** start Provided material **

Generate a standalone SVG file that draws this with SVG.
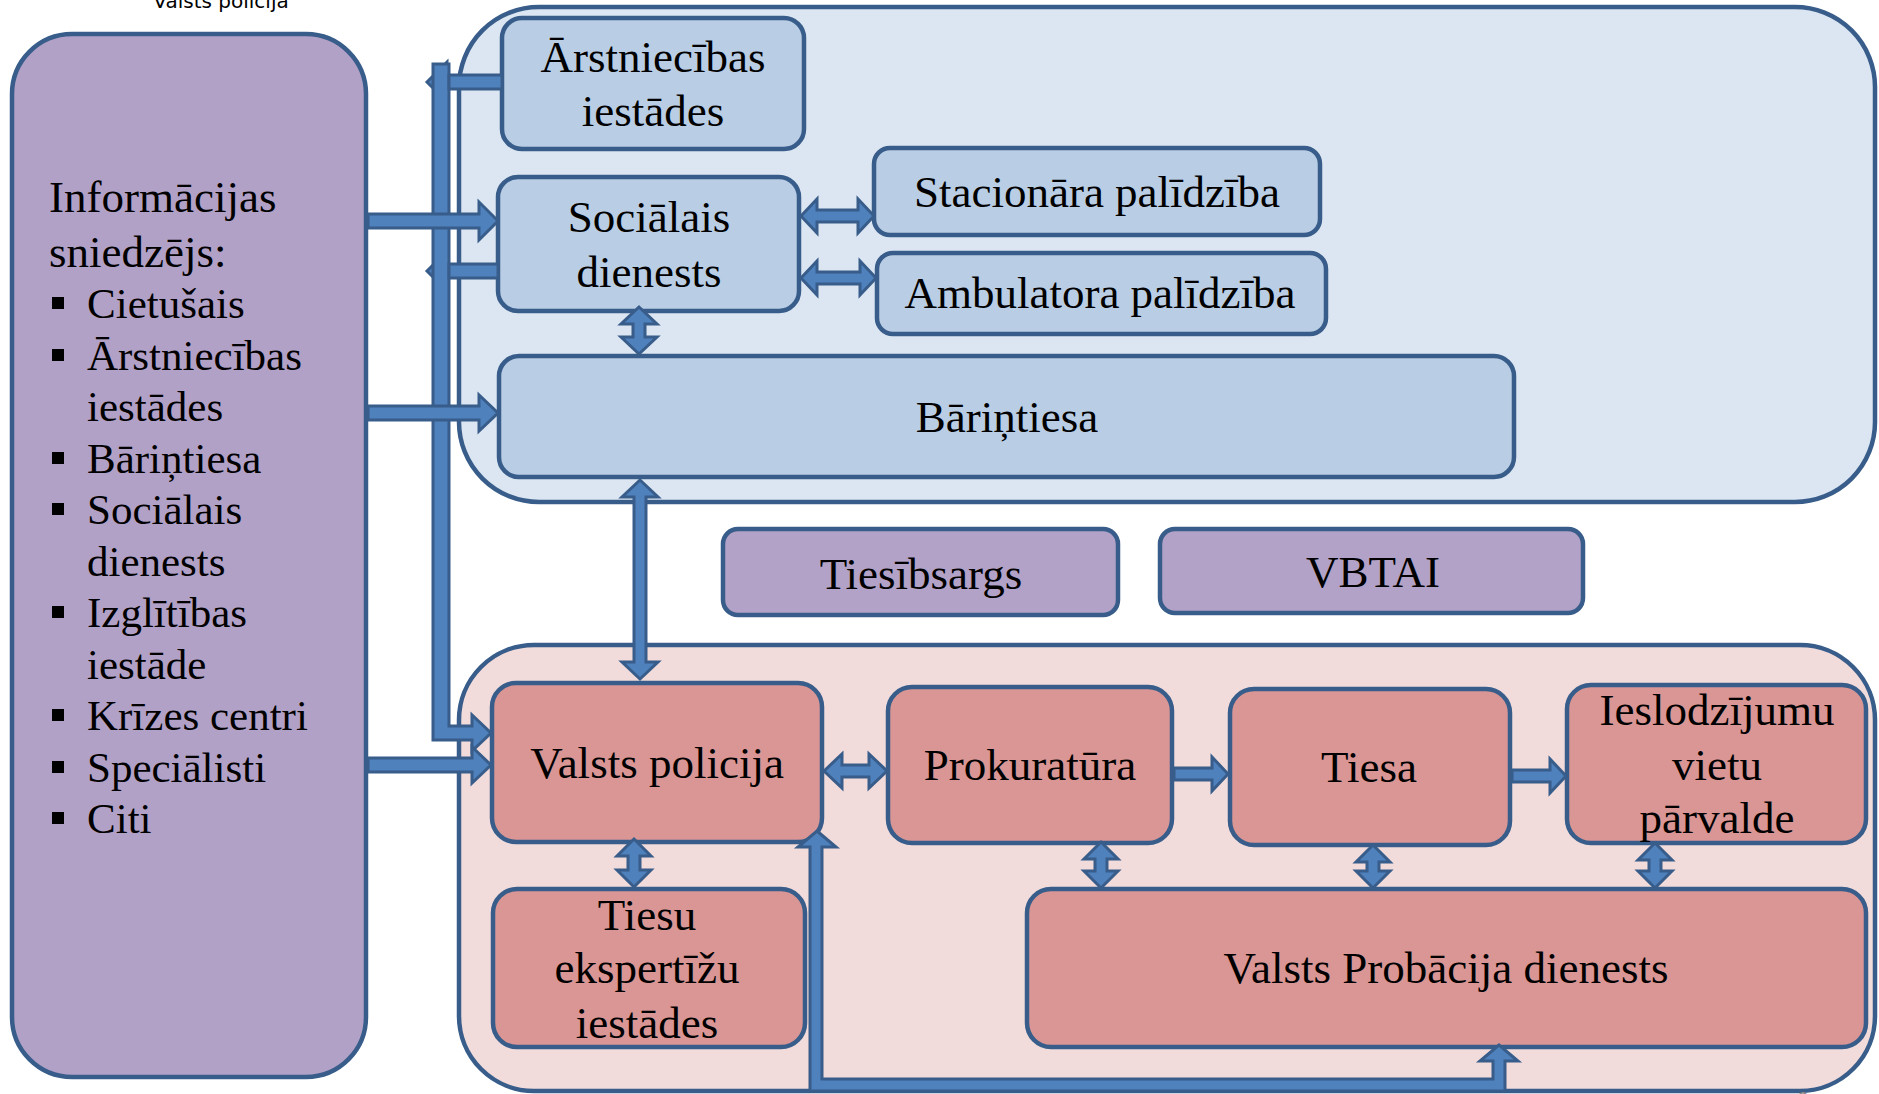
<svg xmlns="http://www.w3.org/2000/svg" width="1879" height="1094" viewBox="0 0 1879 1094">
<style>
.box{stroke:#385D8A;stroke-width:4.5}
.cb{fill:#DCE6F2}
.cr{fill:#F2DCDB}
.nb{fill:#B9CDE5}
.nr{fill:#D99694}
.np{fill:#B3A2C7}
.t{font-family:"Liberation Serif","Times New Roman",serif;font-size:45px;fill:#000;text-anchor:middle}
.l{font-family:"Liberation Serif","Times New Roman",serif;font-size:45px;fill:#000}
.b{font-family:"Liberation Serif","Times New Roman",serif;font-size:43px;fill:#000}
.arr{fill:#4F81BD;stroke:#385D8A;stroke-width:3;stroke-linejoin:miter}
</style>
<rect width="1879" height="1094" fill="#FFFFFF"/>
<text x="221" y="8" font-family="DejaVu Sans, sans-serif" font-size="20" text-anchor="middle" fill="#000">Valsts policija</text>

<g id="container-upper"><rect class="box cb" x="459" y="7" width="1416" height="495" rx="80"/></g>
<g id="container-lower"><rect class="box cr" x="459" y="645" width="1416" height="446" rx="75"/></g>
<text x="1797" y="1106" font-family="Liberation Sans, sans-serif" font-size="20" fill="#888">6</text>

<g id="informacijas-sniedzejs">
<rect class="box" fill="#B2A1C7" x="12" y="34" width="354" height="1043" rx="60"/>
<text class="l" x="49" y="212">Informācijas</text>
<text class="l" x="49" y="267">sniedzējs:</text>
<g fill="#000">
<rect x="52" y="297" width="12" height="12"/>
<rect x="52" y="349" width="12" height="12"/>
<rect x="52" y="452" width="12" height="12"/>
<rect x="52" y="503" width="12" height="12"/>
<rect x="52" y="606" width="12" height="12"/>
<rect x="52" y="709" width="12" height="12"/>
<rect x="52" y="761" width="12" height="12"/>
<rect x="52" y="812" width="12" height="12"/>
</g>
<text class="b" x="87" y="318">Cietušais</text>
<text class="b" x="87" y="370">Ārstniecības</text>
<text class="b" x="87" y="421">iestādes</text>
<text class="b" x="87" y="473">Bāriņtiesa</text>
<text class="b" x="87" y="524">Sociālais</text>
<text class="b" x="87" y="576">dienests</text>
<text class="b" x="87" y="627">Izglītības</text>
<text class="b" x="87" y="679">iestāde</text>
<text class="b" x="87" y="730">Krīzes centri</text>
<text class="b" x="87" y="782">Speciālisti</text>
<text class="b" x="87" y="833">Citi</text>
</g>

<g id="arstniecibas-iestades"><rect class="box nb" x="502" y="18" width="302" height="131" rx="20"/>
<text class="t" x="653" y="72">Ārstniecības</text><text class="t" x="653" y="126">iestādes</text></g>
<g id="socialais-dienests"><rect class="box nb" x="498" y="177" width="301" height="134" rx="20"/>
<text class="t" x="649" y="232">Sociālais</text><text class="t" x="649" y="287">dienests</text></g>
<g id="stacionara-palidziba"><rect class="box nb" x="874" y="148" width="446" height="87" rx="16"/>
<text class="t" x="1097" y="207">Stacionāra palīdzība</text></g>
<g id="ambulatora-palidziba"><rect class="box nb" x="877" y="253" width="449" height="81" rx="16"/>
<text class="t" x="1100" y="308">Ambulatora palīdzība</text></g>
<g id="barintiesa"><rect class="box nb" x="499" y="356" width="1015" height="121" rx="20"/>
<text class="t" x="1007" y="432">Bāriņtiesa</text></g>
<g id="tiesibsargs"><rect class="box np" x="723" y="529" width="395" height="86" rx="15"/>
<text class="t" x="921" y="589">Tiesībsargs</text></g>
<g id="vbtai"><rect class="box np" x="1160" y="529" width="423" height="84" rx="15"/>
<text class="t" x="1373" y="587">VBTAI</text></g>
<g id="valsts-policija"><rect class="box nr" x="492" y="683" width="330" height="159" rx="24"/>
<text class="t" x="657" y="778">Valsts policija</text></g>
<g id="prokuratura"><rect class="box nr" x="888" y="687" width="284" height="156" rx="24"/>
<text class="t" x="1030" y="780">Prokuratūra</text></g>
<g id="tiesa"><rect class="box nr" x="1230" y="689" width="280" height="156" rx="24"/>
<text class="t" x="1369" y="782">Tiesa</text></g>
<g id="ieslodzijumu-vietu-parvalde"><rect class="box nr" x="1567" y="685" width="299" height="158" rx="24"/>
<text class="t" x="1717" y="725">Ieslodzījumu</text><text class="t" x="1717" y="780">vietu</text><text class="t" x="1717" y="833">pārvalde</text></g>
<g id="tiesu-ekspertizu-iestades"><rect class="box nr" x="493" y="889" width="312" height="158" rx="24"/>
<text class="t" x="647" y="930">Tiesu</text><text class="t" x="647" y="983">ekspertīžu</text><text class="t" x="647" y="1038">iestādes</text></g>
<g id="valsts-probacija-dienests"><rect class="box nr" x="1027" y="889" width="839" height="158" rx="24"/>
<text class="t" x="1446" y="983">Valsts Probācija dienests</text></g>

<g id="connectors">
<polygon class="arr" points="427,82 447,62 447,102"/>
<polygon class="arr" points="427,271 447,251 447,291"/>
<polygon class="arr" points="433,64 449,64 449,726 472,726 472,715 491,733 472,751 472,740 433,740"/>
<rect class="arr" x="449" y="75" width="53" height="14"/>
<rect class="arr" x="449" y="264" width="49" height="14"/>
<polygon class="arr" points="368,214 479,214 479,202 498,221 479,240 479,228 368,228"/>
<polygon class="arr" points="368,406 479,406 479,395 498,413 479,431 479,420 368,420"/>
<polygon class="arr" points="368,758 472,758 472,747 491,765 472,783 472,772 368,772"/>
<polygon class="arr" points="801,216 817,199 817,210 858,210 858,199 874,216 858,233 858,222 817,222 817,233"/>
<polygon class="arr" points="801,278 817,261 817,272 860,272 860,261 876,278 860,295 860,284 817,284 817,295"/>
<polygon class="arr" points="639,307 657,324 645,324 645,337 657,337 639,354 621,337 633,337 633,324 621,324"/>
<polygon class="arr" points="640,480 658,497 646,497 646,662 658,662 640,679 622,662 634,662 634,497 622,497"/>
<polygon class="arr" points="824,771 842,754 842,765 869,765 869,754 887,771 869,788 869,777 842,777 842,788"/>
<polygon class="arr" points="1174,768 1212,768 1212,757 1228,774 1212,791 1212,780 1174,780"/>
<polygon class="arr" points="1512,770 1550,770 1550,759 1566,776 1550,793 1550,782 1512,782"/>
<polygon class="arr" points="634,839 651,856 640,856 640,870 651,870 634,887 617,870 628,870 628,856 617,856"/>
<polygon class="arr" points="1101,842 1118,859 1107,859 1107,871 1118,871 1101,888 1084,871 1095,871 1095,859 1084,859"/>
<polygon class="arr" points="1373,845 1390,862 1379,862 1379,871 1390,871 1373,888 1356,871 1367,871 1367,862 1356,862"/>
<polygon class="arr" points="1655,843 1672,860 1661,860 1661,871 1672,871 1655,888 1638,871 1649,871 1649,860 1638,860"/>
<polygon class="arr" points="817,831 836,847 822,847 822,1079 1493,1079 1493,1061 1480,1061 1499,1045 1518,1061 1505,1061 1505,1091 810,1091 810,847 798,847"/>
</g>
</svg>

** end Provided material **

● **Exercise directions**
Repeat the material above verbatim. Leave the pictures behind.

● **Answer**
Generate a standalone SVG file that draws this with SVG.
<svg xmlns="http://www.w3.org/2000/svg" width="1879" height="1094" viewBox="0 0 1879 1094">
<style>
.box{stroke:#385D8A;stroke-width:4.5}
.cb{fill:#DCE6F2}
.cr{fill:#F2DCDB}
.nb{fill:#B9CDE5}
.nr{fill:#D99694}
.np{fill:#B3A2C7}
.t{font-family:"Liberation Serif","Times New Roman",serif;font-size:45px;fill:#000;text-anchor:middle}
.l{font-family:"Liberation Serif","Times New Roman",serif;font-size:45px;fill:#000}
.b{font-family:"Liberation Serif","Times New Roman",serif;font-size:43px;fill:#000}
.arr{fill:#4F81BD;stroke:#385D8A;stroke-width:3;stroke-linejoin:miter}
</style>
<rect width="1879" height="1094" fill="#FFFFFF"/>
<text x="221" y="8" font-family="DejaVu Sans, sans-serif" font-size="20" text-anchor="middle" fill="#000">Valsts policija</text>

<g id="container-upper"><rect class="box cb" x="459" y="7" width="1416" height="495" rx="80"/></g>
<g id="container-lower"><rect class="box cr" x="459" y="645" width="1416" height="446" rx="75"/></g>
<text x="1797" y="1106" font-family="Liberation Sans, sans-serif" font-size="20" fill="#888">6</text>

<g id="informacijas-sniedzejs">
<rect class="box" fill="#B2A1C7" x="12" y="34" width="354" height="1043" rx="60"/>
<text class="l" x="49" y="212">Informācijas</text>
<text class="l" x="49" y="267">sniedzējs:</text>
<g fill="#000">
<rect x="52" y="297" width="12" height="12"/>
<rect x="52" y="349" width="12" height="12"/>
<rect x="52" y="452" width="12" height="12"/>
<rect x="52" y="503" width="12" height="12"/>
<rect x="52" y="606" width="12" height="12"/>
<rect x="52" y="709" width="12" height="12"/>
<rect x="52" y="761" width="12" height="12"/>
<rect x="52" y="812" width="12" height="12"/>
</g>
<text class="b" x="87" y="318">Cietušais</text>
<text class="b" x="87" y="370">Ārstniecības</text>
<text class="b" x="87" y="421">iestādes</text>
<text class="b" x="87" y="473">Bāriņtiesa</text>
<text class="b" x="87" y="524">Sociālais</text>
<text class="b" x="87" y="576">dienests</text>
<text class="b" x="87" y="627">Izglītības</text>
<text class="b" x="87" y="679">iestāde</text>
<text class="b" x="87" y="730">Krīzes centri</text>
<text class="b" x="87" y="782">Speciālisti</text>
<text class="b" x="87" y="833">Citi</text>
</g>

<g id="arstniecibas-iestades"><rect class="box nb" x="502" y="18" width="302" height="131" rx="20"/>
<text class="t" x="653" y="72">Ārstniecības</text><text class="t" x="653" y="126">iestādes</text></g>
<g id="socialais-dienests"><rect class="box nb" x="498" y="177" width="301" height="134" rx="20"/>
<text class="t" x="649" y="232">Sociālais</text><text class="t" x="649" y="287">dienests</text></g>
<g id="stacionara-palidziba"><rect class="box nb" x="874" y="148" width="446" height="87" rx="16"/>
<text class="t" x="1097" y="207">Stacionāra palīdzība</text></g>
<g id="ambulatora-palidziba"><rect class="box nb" x="877" y="253" width="449" height="81" rx="16"/>
<text class="t" x="1100" y="308">Ambulatora palīdzība</text></g>
<g id="barintiesa"><rect class="box nb" x="499" y="356" width="1015" height="121" rx="20"/>
<text class="t" x="1007" y="432">Bāriņtiesa</text></g>
<g id="tiesibsargs"><rect class="box np" x="723" y="529" width="395" height="86" rx="15"/>
<text class="t" x="921" y="589">Tiesībsargs</text></g>
<g id="vbtai"><rect class="box np" x="1160" y="529" width="423" height="84" rx="15"/>
<text class="t" x="1373" y="587">VBTAI</text></g>
<g id="valsts-policija"><rect class="box nr" x="492" y="683" width="330" height="159" rx="24"/>
<text class="t" x="657" y="778">Valsts policija</text></g>
<g id="prokuratura"><rect class="box nr" x="888" y="687" width="284" height="156" rx="24"/>
<text class="t" x="1030" y="780">Prokuratūra</text></g>
<g id="tiesa"><rect class="box nr" x="1230" y="689" width="280" height="156" rx="24"/>
<text class="t" x="1369" y="782">Tiesa</text></g>
<g id="ieslodzijumu-vietu-parvalde"><rect class="box nr" x="1567" y="685" width="299" height="158" rx="24"/>
<text class="t" x="1717" y="725">Ieslodzījumu</text><text class="t" x="1717" y="780">vietu</text><text class="t" x="1717" y="833">pārvalde</text></g>
<g id="tiesu-ekspertizu-iestades"><rect class="box nr" x="493" y="889" width="312" height="158" rx="24"/>
<text class="t" x="647" y="930">Tiesu</text><text class="t" x="647" y="983">ekspertīžu</text><text class="t" x="647" y="1038">iestādes</text></g>
<g id="valsts-probacija-dienests"><rect class="box nr" x="1027" y="889" width="839" height="158" rx="24"/>
<text class="t" x="1446" y="983">Valsts Probācija dienests</text></g>

<g id="connectors">
<polygon class="arr" points="427,82 447,62 447,102"/>
<polygon class="arr" points="427,271 447,251 447,291"/>
<polygon class="arr" points="433,64 449,64 449,726 472,726 472,715 491,733 472,751 472,740 433,740"/>
<rect class="arr" x="449" y="75" width="53" height="14"/>
<rect class="arr" x="449" y="264" width="49" height="14"/>
<polygon class="arr" points="368,214 479,214 479,202 498,221 479,240 479,228 368,228"/>
<polygon class="arr" points="368,406 479,406 479,395 498,413 479,431 479,420 368,420"/>
<polygon class="arr" points="368,758 472,758 472,747 491,765 472,783 472,772 368,772"/>
<polygon class="arr" points="801,216 817,199 817,210 858,210 858,199 874,216 858,233 858,222 817,222 817,233"/>
<polygon class="arr" points="801,278 817,261 817,272 860,272 860,261 876,278 860,295 860,284 817,284 817,295"/>
<polygon class="arr" points="639,307 657,324 645,324 645,337 657,337 639,354 621,337 633,337 633,324 621,324"/>
<polygon class="arr" points="640,480 658,497 646,497 646,662 658,662 640,679 622,662 634,662 634,497 622,497"/>
<polygon class="arr" points="824,771 842,754 842,765 869,765 869,754 887,771 869,788 869,777 842,777 842,788"/>
<polygon class="arr" points="1174,768 1212,768 1212,757 1228,774 1212,791 1212,780 1174,780"/>
<polygon class="arr" points="1512,770 1550,770 1550,759 1566,776 1550,793 1550,782 1512,782"/>
<polygon class="arr" points="634,839 651,856 640,856 640,870 651,870 634,887 617,870 628,870 628,856 617,856"/>
<polygon class="arr" points="1101,842 1118,859 1107,859 1107,871 1118,871 1101,888 1084,871 1095,871 1095,859 1084,859"/>
<polygon class="arr" points="1373,845 1390,862 1379,862 1379,871 1390,871 1373,888 1356,871 1367,871 1367,862 1356,862"/>
<polygon class="arr" points="1655,843 1672,860 1661,860 1661,871 1672,871 1655,888 1638,871 1649,871 1649,860 1638,860"/>
<polygon class="arr" points="817,831 836,847 822,847 822,1079 1493,1079 1493,1061 1480,1061 1499,1045 1518,1061 1505,1061 1505,1091 810,1091 810,847 798,847"/>
</g>
</svg>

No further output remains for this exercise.